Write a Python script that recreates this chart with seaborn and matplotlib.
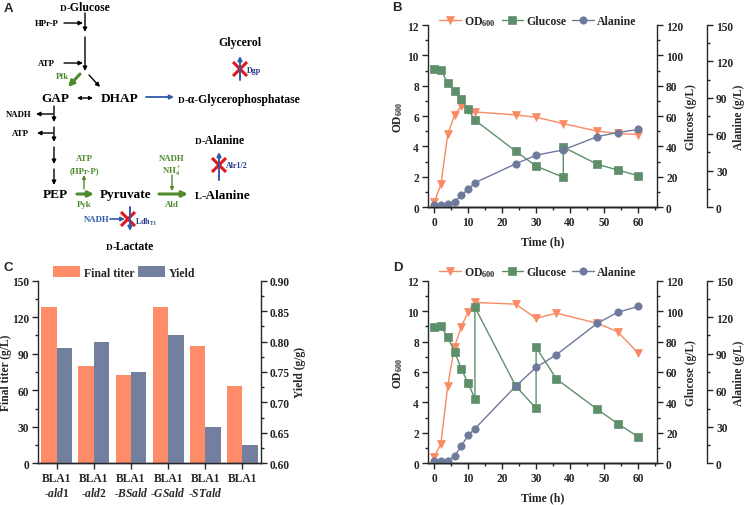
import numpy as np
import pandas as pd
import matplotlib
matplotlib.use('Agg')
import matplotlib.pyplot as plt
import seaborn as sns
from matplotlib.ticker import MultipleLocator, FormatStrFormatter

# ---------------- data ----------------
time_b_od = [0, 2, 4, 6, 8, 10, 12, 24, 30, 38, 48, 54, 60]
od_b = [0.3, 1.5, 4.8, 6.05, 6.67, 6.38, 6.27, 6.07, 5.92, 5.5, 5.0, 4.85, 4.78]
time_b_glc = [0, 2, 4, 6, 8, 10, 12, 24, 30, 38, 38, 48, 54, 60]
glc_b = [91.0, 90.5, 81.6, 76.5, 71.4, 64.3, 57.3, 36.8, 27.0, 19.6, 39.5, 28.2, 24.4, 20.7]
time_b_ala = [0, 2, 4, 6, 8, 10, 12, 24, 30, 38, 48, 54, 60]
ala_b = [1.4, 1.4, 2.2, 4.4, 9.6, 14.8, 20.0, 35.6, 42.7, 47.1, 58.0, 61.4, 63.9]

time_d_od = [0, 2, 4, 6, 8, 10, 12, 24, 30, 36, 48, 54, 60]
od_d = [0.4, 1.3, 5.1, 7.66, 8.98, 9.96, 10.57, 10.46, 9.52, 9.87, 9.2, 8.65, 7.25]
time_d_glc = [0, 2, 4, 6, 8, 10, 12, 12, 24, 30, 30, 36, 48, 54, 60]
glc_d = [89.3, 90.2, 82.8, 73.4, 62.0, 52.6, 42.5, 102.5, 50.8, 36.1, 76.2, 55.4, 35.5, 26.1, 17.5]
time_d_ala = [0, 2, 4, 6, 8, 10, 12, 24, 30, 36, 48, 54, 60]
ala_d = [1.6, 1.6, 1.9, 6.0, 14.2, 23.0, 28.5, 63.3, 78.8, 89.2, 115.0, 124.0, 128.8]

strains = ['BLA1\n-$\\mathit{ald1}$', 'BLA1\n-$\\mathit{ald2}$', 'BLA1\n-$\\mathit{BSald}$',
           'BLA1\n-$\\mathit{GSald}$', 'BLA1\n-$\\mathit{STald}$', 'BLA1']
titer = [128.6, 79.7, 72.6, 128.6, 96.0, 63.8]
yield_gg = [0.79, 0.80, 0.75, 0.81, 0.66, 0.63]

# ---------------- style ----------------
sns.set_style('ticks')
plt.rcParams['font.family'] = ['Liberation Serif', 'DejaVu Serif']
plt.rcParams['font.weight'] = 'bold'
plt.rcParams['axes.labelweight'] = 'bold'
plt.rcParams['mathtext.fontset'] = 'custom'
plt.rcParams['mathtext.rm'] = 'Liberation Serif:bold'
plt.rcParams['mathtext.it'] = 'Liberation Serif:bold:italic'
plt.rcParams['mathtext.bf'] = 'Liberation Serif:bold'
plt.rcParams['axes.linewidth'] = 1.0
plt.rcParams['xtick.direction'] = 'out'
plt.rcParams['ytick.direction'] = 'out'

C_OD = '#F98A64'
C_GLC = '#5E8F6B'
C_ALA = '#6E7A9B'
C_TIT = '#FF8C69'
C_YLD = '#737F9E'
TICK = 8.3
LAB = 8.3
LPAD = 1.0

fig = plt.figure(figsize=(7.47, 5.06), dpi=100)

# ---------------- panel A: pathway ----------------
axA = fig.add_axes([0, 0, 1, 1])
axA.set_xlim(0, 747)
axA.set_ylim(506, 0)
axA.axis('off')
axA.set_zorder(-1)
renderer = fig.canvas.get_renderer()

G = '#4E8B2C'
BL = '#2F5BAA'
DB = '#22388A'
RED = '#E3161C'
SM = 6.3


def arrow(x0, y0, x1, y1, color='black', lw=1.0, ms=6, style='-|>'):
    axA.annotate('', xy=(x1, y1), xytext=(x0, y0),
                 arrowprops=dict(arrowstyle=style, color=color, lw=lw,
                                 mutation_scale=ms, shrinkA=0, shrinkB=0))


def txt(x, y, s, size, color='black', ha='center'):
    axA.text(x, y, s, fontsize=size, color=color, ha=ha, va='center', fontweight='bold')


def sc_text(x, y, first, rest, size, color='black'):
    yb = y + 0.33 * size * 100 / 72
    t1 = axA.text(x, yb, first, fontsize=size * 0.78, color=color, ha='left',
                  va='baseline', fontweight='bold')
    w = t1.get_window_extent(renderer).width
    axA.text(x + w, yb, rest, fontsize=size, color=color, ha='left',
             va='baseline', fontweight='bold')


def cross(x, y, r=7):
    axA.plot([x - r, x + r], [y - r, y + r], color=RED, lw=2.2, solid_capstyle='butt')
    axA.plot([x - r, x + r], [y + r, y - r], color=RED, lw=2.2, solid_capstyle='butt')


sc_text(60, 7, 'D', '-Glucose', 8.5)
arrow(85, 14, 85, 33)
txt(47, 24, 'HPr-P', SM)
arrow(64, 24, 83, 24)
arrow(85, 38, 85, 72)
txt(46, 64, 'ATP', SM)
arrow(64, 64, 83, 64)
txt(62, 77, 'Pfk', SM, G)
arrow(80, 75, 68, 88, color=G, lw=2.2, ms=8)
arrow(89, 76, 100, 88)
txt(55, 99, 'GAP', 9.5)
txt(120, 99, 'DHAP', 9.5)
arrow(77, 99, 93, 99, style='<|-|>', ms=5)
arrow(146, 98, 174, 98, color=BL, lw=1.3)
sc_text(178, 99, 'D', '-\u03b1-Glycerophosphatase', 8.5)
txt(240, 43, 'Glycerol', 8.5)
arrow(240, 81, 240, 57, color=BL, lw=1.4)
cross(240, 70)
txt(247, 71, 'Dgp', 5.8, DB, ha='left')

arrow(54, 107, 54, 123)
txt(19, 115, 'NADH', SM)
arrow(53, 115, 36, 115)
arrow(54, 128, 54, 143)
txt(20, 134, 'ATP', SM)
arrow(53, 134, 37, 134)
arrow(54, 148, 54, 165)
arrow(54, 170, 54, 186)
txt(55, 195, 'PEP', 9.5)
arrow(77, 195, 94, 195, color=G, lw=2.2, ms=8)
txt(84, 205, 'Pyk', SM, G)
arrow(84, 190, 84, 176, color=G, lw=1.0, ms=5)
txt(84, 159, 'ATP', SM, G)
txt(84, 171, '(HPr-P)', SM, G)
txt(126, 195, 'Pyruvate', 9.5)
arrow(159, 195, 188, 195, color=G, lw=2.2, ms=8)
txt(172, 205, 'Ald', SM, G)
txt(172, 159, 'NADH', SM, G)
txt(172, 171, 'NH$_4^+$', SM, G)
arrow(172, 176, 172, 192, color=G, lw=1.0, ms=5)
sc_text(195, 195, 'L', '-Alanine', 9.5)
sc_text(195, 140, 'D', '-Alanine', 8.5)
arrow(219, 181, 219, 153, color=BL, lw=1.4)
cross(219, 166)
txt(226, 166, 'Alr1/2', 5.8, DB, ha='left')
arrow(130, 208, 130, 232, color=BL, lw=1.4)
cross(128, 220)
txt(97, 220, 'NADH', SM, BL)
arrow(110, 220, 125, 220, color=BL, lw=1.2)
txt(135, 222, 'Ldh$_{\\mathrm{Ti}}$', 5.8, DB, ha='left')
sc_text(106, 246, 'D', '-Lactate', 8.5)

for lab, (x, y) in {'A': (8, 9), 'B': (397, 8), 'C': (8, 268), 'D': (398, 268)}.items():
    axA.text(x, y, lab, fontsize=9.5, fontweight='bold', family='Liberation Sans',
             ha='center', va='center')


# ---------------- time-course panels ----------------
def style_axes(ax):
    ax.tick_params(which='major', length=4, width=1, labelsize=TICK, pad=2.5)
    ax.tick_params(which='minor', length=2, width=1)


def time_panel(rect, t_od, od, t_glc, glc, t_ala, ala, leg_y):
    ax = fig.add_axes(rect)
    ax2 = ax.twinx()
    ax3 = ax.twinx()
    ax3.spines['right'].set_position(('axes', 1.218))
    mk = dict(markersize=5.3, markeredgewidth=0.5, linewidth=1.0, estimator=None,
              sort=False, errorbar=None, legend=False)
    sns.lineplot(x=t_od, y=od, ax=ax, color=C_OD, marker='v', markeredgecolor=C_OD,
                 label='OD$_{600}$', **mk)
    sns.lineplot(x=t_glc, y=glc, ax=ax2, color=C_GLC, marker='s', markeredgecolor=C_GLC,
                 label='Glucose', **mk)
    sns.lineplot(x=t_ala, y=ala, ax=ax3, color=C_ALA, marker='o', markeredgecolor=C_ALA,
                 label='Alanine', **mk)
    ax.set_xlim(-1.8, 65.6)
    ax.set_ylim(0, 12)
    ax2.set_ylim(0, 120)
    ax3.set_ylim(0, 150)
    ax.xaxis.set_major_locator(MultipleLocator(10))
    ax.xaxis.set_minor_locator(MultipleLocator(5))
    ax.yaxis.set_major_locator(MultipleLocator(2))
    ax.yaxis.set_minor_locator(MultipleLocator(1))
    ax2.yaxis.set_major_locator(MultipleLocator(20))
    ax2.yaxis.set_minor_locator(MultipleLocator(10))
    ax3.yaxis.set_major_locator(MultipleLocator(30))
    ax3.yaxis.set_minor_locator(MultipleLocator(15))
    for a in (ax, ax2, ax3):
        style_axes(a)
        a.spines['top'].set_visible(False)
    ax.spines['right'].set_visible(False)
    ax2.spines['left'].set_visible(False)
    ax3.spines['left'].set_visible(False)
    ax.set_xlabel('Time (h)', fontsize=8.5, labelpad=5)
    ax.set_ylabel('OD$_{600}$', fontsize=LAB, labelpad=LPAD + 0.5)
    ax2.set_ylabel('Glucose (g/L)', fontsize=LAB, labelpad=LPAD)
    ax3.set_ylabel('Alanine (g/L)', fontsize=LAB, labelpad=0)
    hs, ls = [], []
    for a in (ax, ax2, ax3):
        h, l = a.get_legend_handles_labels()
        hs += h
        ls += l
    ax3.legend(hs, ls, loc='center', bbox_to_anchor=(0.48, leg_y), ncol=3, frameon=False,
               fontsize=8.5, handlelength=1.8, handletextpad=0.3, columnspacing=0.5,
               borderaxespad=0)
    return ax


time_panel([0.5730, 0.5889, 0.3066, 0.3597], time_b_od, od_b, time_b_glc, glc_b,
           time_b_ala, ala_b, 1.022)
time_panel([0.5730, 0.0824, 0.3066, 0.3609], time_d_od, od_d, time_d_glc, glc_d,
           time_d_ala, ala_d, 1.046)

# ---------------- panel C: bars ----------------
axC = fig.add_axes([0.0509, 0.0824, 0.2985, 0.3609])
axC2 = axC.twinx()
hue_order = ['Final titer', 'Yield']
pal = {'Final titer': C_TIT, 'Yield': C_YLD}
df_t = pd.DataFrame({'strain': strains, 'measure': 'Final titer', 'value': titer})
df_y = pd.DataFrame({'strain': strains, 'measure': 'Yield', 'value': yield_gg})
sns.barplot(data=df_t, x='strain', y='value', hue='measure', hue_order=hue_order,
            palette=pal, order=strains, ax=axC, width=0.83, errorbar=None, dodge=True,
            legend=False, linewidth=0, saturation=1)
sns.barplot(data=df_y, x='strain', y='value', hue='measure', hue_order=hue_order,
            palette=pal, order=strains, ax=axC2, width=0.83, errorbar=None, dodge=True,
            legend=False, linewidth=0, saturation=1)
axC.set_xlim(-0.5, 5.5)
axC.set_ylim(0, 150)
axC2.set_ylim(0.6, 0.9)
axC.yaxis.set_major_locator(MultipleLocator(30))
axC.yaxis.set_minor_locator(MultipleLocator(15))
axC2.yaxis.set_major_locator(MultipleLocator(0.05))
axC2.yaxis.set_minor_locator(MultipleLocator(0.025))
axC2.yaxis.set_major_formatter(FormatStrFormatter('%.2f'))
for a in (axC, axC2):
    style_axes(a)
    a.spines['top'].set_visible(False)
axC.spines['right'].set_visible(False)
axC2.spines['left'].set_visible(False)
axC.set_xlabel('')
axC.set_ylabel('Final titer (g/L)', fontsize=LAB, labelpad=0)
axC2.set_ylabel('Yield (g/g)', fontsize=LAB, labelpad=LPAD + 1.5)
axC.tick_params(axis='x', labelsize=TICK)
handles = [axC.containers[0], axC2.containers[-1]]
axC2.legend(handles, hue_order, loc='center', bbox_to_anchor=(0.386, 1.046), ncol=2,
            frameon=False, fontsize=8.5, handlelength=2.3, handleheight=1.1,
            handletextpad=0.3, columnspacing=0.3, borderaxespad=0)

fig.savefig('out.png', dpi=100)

AIM: Repeat the listing above up to and including the line with "from matplotlib.ticker import", starting from its first line. Drop any pictures.

SOLUTION TO THIS PROBLEM:
Write a Python script that recreates this chart with seaborn and matplotlib.
import numpy as np
import pandas as pd
import matplotlib
matplotlib.use('Agg')
import matplotlib.pyplot as plt
import seaborn as sns
from matplotlib.ticker import MultipleLocator, FormatStrFormatter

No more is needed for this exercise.